Thanks, Crooks
Reviewed by Audrey Martinez
As usual, I left going to this show far too late. Realising in a panic on Friday afternoon, on my way down to Hamilton, that Saturday would be my last chance to see it, I ended up shoehorning my visit to Two Rooms in between a trip to the mechanics and a 5-year-old's birthday party. What I'm saying is that I was in a hurry, this particular Saturday was chaotic, and that nothing could have calmed me down better than Daniel Crooks' 'Imaginary Objects'.
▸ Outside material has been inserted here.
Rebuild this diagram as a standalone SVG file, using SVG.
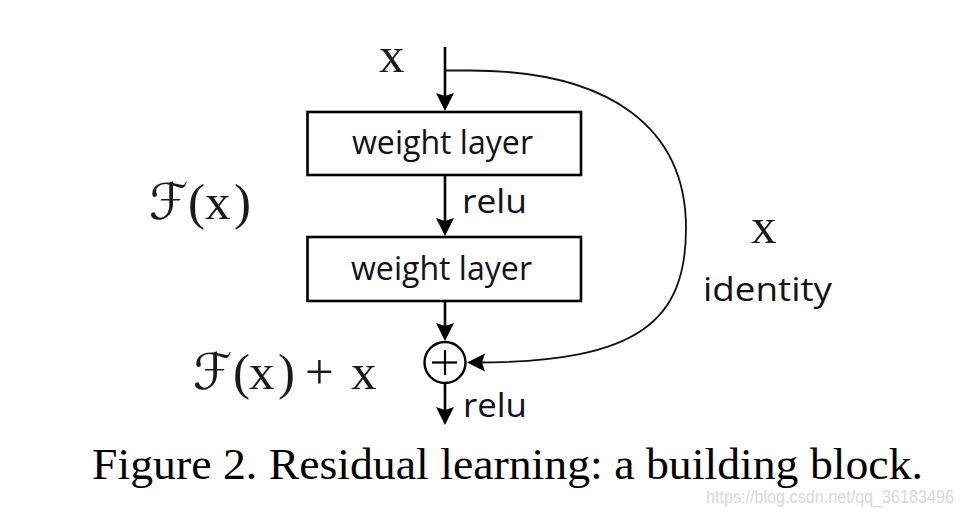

A testament to the virtues of seeing works in the flesh rather than pamphlet reproductions, the images of the imaginary objects were, in a word, hypnotising. The video screens of the slowly spiralling sprials, which I didn't get to until the end of my orbit of the gallery, were not necessary for me to envisage the way these objects would move if they were, as they seemed, alive. Crooks' images feel vaguely familiar in exactly the way the title suggests. By the fourth or fifth image I had come out of the trance enough to wonder what the images actually were of, the Doubting Thomas in me craning my neck as though that would enable me to get inside the black boxes and touch the things. Pages of a book? No. A slinky? Neither. With each guess as to the content and the method, I was reminded of the benefits of wonder, and also the pleasure of a purely aesthetic experience. It is better to not know what these white 'things' are.
This point was proven and the spell broken when I had circled around to the far wall, with the Imaginary Object that has figures spilling out of it. Automatically my mind switches gears, and I imagine the white as paint, as milk, as something rather than a thing or all things.
Crooks' images reaffirm the importance of the something that is nothing, the thing that is all things, and in doing so, the importance of the purely aesthetic experience. My Saturday sanity was very grateful for this show.